To permit application of the CPL 40.20 (2) (e) "different victim" exception in these circumstances would be to distort the carefully crafted statutory double jeopardy scheme. Virtually any criminal act may be described either in terms of the evil or harm that the relevant penal legislation was designed to prevent or in terms of a general category of "victims" corresponding roughly to that evil or harm. Thus, if the "different victim" exception were construed to encompass cases involving different classes of victims, as the District Attorney here urges, it would, in effect, substantially overlap with the entirely distinct statutory exception that applies when "[e]ach of the offenses as defined contains an element which is not an element of the other, and the statutory provisions defining such offenses are designed to prevent very different kinds of harm or evil" (CPL 40.20 [2] [b]).
Such a result is not acceptable in this context. Each of the statutory exceptions to the general rule proscribing successive prosecution for offenses arising from the same transaction was drafted to address a particular situation in which the statutory prohibition was deemed overly broad (see, People v Rivera, 60 NY2d 110, 114). The "different harm or evil" exception, which is potentially quite broad, has been legislatively narrowed by the requirements, not applicable to the "different victim" exception, that each crime have at least one element not shared by the other and that the "harm or evil" to be addressed by the separate prosecutions be analyzed by reference to the "statutory provisions defining such offenses" rather than to the particular criminal acts charged. Given this important distinction between the exceptions prescribed in CPL 40.20 (2) (b) and 40.20 (2) (e), an interpretation of the latter that would permit the exceptions to be used in a virtually interchangeable manner could well lend itself to unilateral evasion by the very entity that the Legislature sought to regulate by enacting a statutory double jeopardy protection for those accused of crimes.
In this case, for example, the District Attorney has understandably chosen to abandon an argument he made in the courts below that separate prosecution of the State securities fraud and larceny charges may be justified under the "differ ent evil" exception to the statutory double jeopardy rule. Yet, the argument he now makes — that the prosecution is maintainable under the "different victim" exception — is essentially the same. In effect, the District Attorney has attempted to invoke the "different victim" exception of CPL 40.20 (2) (e) by simply recasting the harm or evil that was the object of the particular Federal RICO-fraud prosecution — the corruption of government and the consequent distortion of government's purposes — in language that focuses on the ultimate victims of such conduct — the citizens of the affected governmental entity. The net result of this facile argument, however, is the circumvention of the more demanding requirements of CPL 40.20 (2) (b), which looks not to the evil toward which the particular prior prosecution was directed, but rather to the broader evil to which the penal statute in question was addressed. Such an outcome is unacceptable and demonstrates vividly why we must reject the application of CPL 40.20 (2) (e) that the District Attorney urges.
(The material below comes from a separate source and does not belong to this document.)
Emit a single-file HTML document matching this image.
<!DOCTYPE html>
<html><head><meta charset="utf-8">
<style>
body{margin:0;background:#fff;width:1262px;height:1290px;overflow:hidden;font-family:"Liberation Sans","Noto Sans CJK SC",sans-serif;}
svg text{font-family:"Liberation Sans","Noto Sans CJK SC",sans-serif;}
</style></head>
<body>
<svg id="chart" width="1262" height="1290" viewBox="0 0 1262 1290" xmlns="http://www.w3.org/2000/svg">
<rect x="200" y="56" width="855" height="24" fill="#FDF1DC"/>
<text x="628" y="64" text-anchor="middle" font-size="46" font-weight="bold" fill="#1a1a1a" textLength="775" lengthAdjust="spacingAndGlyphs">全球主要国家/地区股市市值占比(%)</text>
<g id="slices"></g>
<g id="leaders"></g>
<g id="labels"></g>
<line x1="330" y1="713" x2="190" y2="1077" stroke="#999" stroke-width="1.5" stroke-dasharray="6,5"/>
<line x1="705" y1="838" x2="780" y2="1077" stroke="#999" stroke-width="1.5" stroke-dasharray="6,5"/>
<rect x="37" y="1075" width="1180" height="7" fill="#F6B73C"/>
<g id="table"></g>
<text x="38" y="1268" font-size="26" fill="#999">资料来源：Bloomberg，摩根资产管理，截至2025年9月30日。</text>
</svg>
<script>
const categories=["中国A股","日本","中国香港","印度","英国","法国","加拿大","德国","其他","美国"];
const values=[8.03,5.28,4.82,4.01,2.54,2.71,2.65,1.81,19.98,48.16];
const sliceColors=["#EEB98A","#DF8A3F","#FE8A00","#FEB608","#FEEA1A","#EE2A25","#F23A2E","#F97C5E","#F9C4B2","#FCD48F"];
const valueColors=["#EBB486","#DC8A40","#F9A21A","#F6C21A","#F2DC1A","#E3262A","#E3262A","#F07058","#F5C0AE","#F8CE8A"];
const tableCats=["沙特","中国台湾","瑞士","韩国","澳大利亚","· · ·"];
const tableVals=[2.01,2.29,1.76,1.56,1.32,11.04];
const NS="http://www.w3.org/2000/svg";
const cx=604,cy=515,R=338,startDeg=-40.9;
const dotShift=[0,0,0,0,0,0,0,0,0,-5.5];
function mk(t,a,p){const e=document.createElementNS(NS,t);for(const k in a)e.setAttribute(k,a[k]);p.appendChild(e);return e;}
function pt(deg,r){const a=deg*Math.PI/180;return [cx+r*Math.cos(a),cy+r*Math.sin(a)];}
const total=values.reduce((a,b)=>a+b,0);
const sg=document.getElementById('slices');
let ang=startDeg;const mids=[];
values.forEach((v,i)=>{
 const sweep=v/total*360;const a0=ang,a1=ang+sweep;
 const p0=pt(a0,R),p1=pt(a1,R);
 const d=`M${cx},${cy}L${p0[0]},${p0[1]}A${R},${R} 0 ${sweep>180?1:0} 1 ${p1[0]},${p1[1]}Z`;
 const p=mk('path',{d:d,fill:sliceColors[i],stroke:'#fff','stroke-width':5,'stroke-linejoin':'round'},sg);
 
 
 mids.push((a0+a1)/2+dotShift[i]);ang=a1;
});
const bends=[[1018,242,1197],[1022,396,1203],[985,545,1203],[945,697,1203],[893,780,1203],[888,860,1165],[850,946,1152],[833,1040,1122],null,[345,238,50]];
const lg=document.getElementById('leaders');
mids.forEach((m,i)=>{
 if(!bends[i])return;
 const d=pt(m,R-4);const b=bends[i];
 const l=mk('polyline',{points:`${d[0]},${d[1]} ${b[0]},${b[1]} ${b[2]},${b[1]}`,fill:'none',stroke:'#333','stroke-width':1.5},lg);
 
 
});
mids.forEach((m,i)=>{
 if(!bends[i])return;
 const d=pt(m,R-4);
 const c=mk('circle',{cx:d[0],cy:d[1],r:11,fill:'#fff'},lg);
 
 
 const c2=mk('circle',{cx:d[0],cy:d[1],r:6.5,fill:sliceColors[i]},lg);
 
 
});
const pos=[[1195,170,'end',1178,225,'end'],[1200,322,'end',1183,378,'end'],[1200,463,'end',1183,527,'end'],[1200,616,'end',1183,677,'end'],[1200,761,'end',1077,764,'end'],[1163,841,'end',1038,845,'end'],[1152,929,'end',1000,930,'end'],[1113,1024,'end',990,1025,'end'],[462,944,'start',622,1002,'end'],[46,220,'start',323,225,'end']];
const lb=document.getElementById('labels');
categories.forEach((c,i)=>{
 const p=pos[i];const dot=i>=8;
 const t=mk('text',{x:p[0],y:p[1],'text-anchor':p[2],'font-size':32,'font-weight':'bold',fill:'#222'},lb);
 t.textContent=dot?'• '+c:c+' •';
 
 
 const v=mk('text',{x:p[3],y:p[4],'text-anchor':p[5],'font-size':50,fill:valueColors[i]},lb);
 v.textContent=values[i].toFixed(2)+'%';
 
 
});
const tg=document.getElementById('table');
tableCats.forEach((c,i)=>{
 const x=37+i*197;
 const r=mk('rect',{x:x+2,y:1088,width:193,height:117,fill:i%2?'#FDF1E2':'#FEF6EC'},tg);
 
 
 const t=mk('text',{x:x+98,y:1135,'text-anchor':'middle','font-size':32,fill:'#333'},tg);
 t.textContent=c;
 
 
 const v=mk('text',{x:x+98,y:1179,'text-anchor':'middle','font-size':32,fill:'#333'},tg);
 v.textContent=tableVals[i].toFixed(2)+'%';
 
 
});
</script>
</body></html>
To summarize, we hold that the "different victim" exception specified in CPL 40.20 (2) (e) is available only when all of the offenses included in a prior prosecution involved specific, individually identifiable victims and the second prosecution arising from the same transaction involves other individual victims (see, e.g., People v Luongo, supra). In instances where, because of either the nature of the offense or the nature of the specific criminal acts charged, identification of a specific victim is not feasible, separate prosecution may be justified only if the conditions in one of the other statutory exceptions, such as CPL 40.20 (2) (b), are fully satisfied. As applied to this case, these principles lead to the conclusion that the remaining counts in the New York County indictment, which charge petitioners with securities fraud and grand larceny, cannot be prosecuted in light of the prior Federal prosecution for RICO violations and fraud. Because the latter prosecution did not involve specific, individual victims, the exception set forth in CPL 40.20 (2) (e) is unavailable and the general rule prohibiting separate prosecution of offenses arising from the same transaction is controlling.
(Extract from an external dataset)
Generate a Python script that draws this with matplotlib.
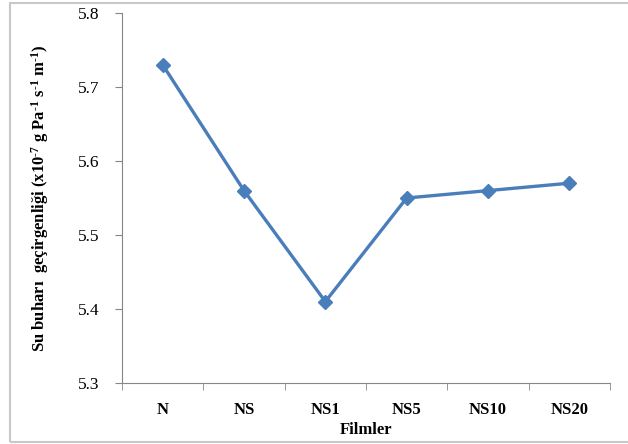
import matplotlib.pyplot as plt
from matplotlib.patches import Rectangle

filmler = ['N', 'NS', 'NS1', 'NS5', 'NS10', 'NS20']
gecirgenlik = [5.73, 5.56, 5.41, 5.55, 5.56, 5.57]
y_ticks = [5.3, 5.4, 5.5, 5.6, 5.7, 5.8]

plt.rcParams['font.family'] = ['Liberation Serif', 'DejaVu Serif']
plt.rcParams['mathtext.fontset'] = 'custom'
plt.rcParams['mathtext.rm'] = 'Liberation Serif:bold'
plt.rcParams['mathtext.bf'] = 'Liberation Serif:bold'
plt.rcParams['mathtext.default'] = 'bf'

fig = plt.figure(figsize=(6.28, 4.44), dpi=100)
ax = fig.add_axes([122 / 628, 1 - 383 / 444, (610 - 122) / 628, (383 - 13) / 444])

# outer frame like the source document
fig.patches.append(Rectangle((10 / 628, 2 / 444), 1.2, 439 / 444, transform=fig.transFigure,
                             fill=False, edgecolor='#c8c8c8', linewidth=1.5))

x = range(len(filmler))
ax.plot(x, gecirgenlik, color='#4a7ebb', linewidth=2.4, marker='D', markersize=7,
        markerfacecolor='#4a7ebb', markeredgecolor='#4a7ebb')

ax.set_xlim(-0.5, len(filmler) - 0.5)
ax.set_ylim(5.3, 5.8)
ax.set_yticks(y_ticks)
ax.set_yticklabels([f"{v:.1f}" for v in y_ticks], fontsize=12.5)
ax.set_xticks(list(x))
ax.set_xticklabels(filmler, fontsize=12, fontweight='bold')
ax.set_xticks([i - 0.5 for i in range(len(filmler) + 1)], minor=True)
ax.tick_params(axis='x', which='major', length=0, pad=14)
ax.tick_params(axis='x', which='minor', length=5, direction='out', color='#868686')
ax.tick_params(axis='y', length=5, direction='out', color='#868686', pad=11)

for side in ['top', 'right']:
    ax.spines[side].set_visible(False)
for side in ['left', 'bottom']:
    ax.spines[side].set_color('#868686')

ax.set_xlabel('Filmler', fontsize=12, fontweight='bold')
ax.xaxis.set_label_coords(0.5, -0.105)
ax.set_ylabel(r'Su buharı  geçirgenliği (x10$^{\text{-7}}$ g Pa$^{\text{-1}}$ s$^{\text{-1}}$ m$^{\text{-1}}$)',
              fontsize=12, fontweight='bold')
ax.yaxis.set_label_coords(-0.145, 0.5)

fig.savefig('out.png', dpi=100)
In light of our decision on the proper application of the statutory double jeopardy provisions, we need not consider petitioners' other arguments addressed to the State and Federal constitutional double jeopardy proscriptions (US Const 5th, 14th Amends; NY Const, art I, § 6). Accordingly, the judgment of the Appellate Division, insofar as appealed from, should be reversed, with costs, and the petition granted in its entirety.
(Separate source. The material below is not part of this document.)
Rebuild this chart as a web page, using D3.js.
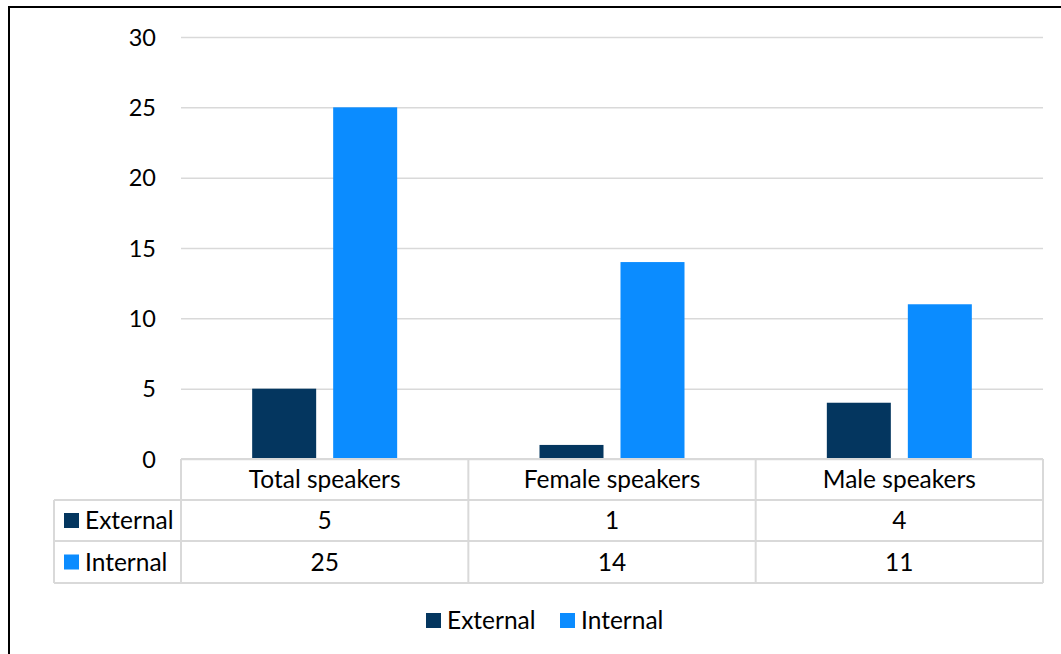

. Following the issuance of the New York County indictment, the District Attorney of that county also commenced a civil forfeiture action, under article 13-A of the CPLR, against Friedman, Kaplan and Citisource. The propriety of the provisional relief afforded the District Attorney in that action was considered in Morgenthau v Citisource, Inc. (68 NY2d 211).
. In addition to the RICO, conspiracy and mail fraud counts, petitioner Kaplan was charged with one count of perjury for his alleged dishonesty before the Securities Exchange Commission (18 USC § 1621).
. The aspect of the conspiracy count relating to the crime of offering a false instrument for filing (see, Penal Law § 175.35) referred to a separate substantive count in the indictment that was asserted only against a codefendant, Martin Solomon.
. It is clear that the Federal RICO statutes under which petitioners were prosecuted were "designed to prevent" the enhanced evil and societal harm that occurs when criminal activities, of many types, are conducted in organized form (see, e.g., United States v Turkette, 452 US 576, 588-590; Preamble, Organized Crime Control Act of 1970, 84 US Stat 922-923). Such criminal activities as securities fraud and theft conducted through legitimate and illegitimate organizations were plainly contemplated. In fact "harm to investors" was one of the targeted evils specifically mentioned when the legislation was enacted (see, 84 US Stat 922). Thus, even though the elements of the previously prosecuted Federal RICO crimes may differ from those of the State securities fraud and larceny crimes that the District Attorney now wishes to pursue, it can hardly be said that the underlying penal statutes were aimed at "very different kinds of harm or evil" within the meaning of CPL 40.20 (2) (b) (see, Matter of Abraham v Justices of N. Y Supreme Ct., 37 NY2d 560, 567).